Is Your Car Worth More Than Your Family's Financial Security?
 
New Zealanders may appear to place greater value on their assets than their lives, household income and their family’s future, the independent chair of the Financial Services Council Dame Jenny Shipley told an Australasian Life Underwriters and Claims Association conference in Auckland today.
 
“These finding come from recent research undertaken by Nielsen’s research on behalf of the Financial Services Council and will be made public when the FSC releases their comprehensive study into Insurance in New Zealand and our attitudes to it,” Dame Jenny said.
 
More than 95 percent of homes and cars are insured, but only 57 percent of New Zealanders insure their lives and barely 20 percent have income protection insurance.
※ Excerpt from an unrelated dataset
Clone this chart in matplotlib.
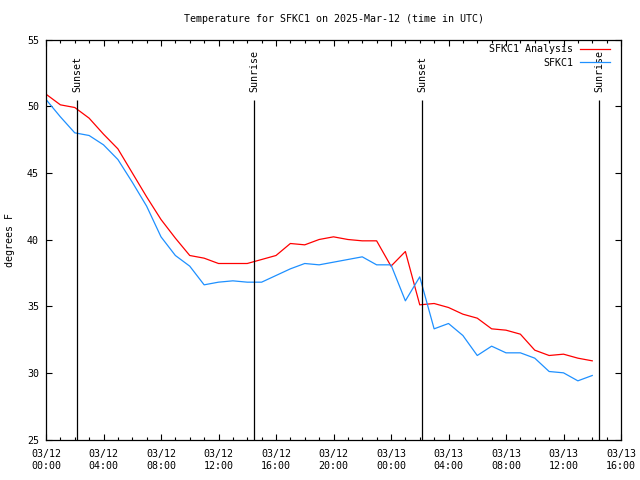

Sixty percent of New Zealanders were characterised by researchers as finding personal insurance “all too hard”.
 
Part of the reason is the jargon used by the insurance industry and the complexity of the products on offer, making it hard to understand exactly what is being delivered and value for money, Dame Jenny said.
 
“Market research indicates there is no hostility to the idea of personal risk insurance. In fact most people understand its value but don’t know how much they need, or feel confident about purchasing it,” she said. “People don’t know where to obtain objective advice.
 
“One focus group participant spent five hours checking out what was available, before she thought she understood what she needed for her family,” she said.
 
The Financial Services Council aims to “demystify” the industry by making objective advice available through its website, social media and targeting people at relevant learning moments such as buying a first home or the arrival of a baby.
 
“The Financial Service Council will over the next month release information on the relative risk of long periods off work following an accident, a major sickness or unemployment. Many New Zealand families are extremely vulnerable if a major breadwinner is unable to work for three months or more,” Dame Jenny said.
 
About the Financial Services Council
 
The Financial Services Council has 21 member companies and 18 associate members. Members are managing nearly $80 billion in savings and provide financial services to more than 2 million New Zealand investors and policyholders.
 
If you have a life insurance policy or a KiwiSaver account then there is a more than 80 percent chance it is managed by a Financial Services Council member.
During 2011 the former ISI Board and its members decided on a new direction. The members overwhelmingly agreed that the earlier loss of confidence in the financial services sector and the move to principles-based rather than industry-specific regulation, as well as the fallout following the Global Financial Crisis, made the need for an effective pan financial services sector organisation a priority.
 
In the current situation, existing business models are being challenged and many of our funding members felt that we all need to get more value out of their investment in industry advocacy bodies.
 
How an influential pan financial services sector view might emerge, backed by evidence-based advocacy, is under discussion with other financial sector organisations. Helping to rebuild consumer confidence in the sector, working with the momentum for change in this industry and other industry groups and being more effective and flexible in our structures are seen as necessary.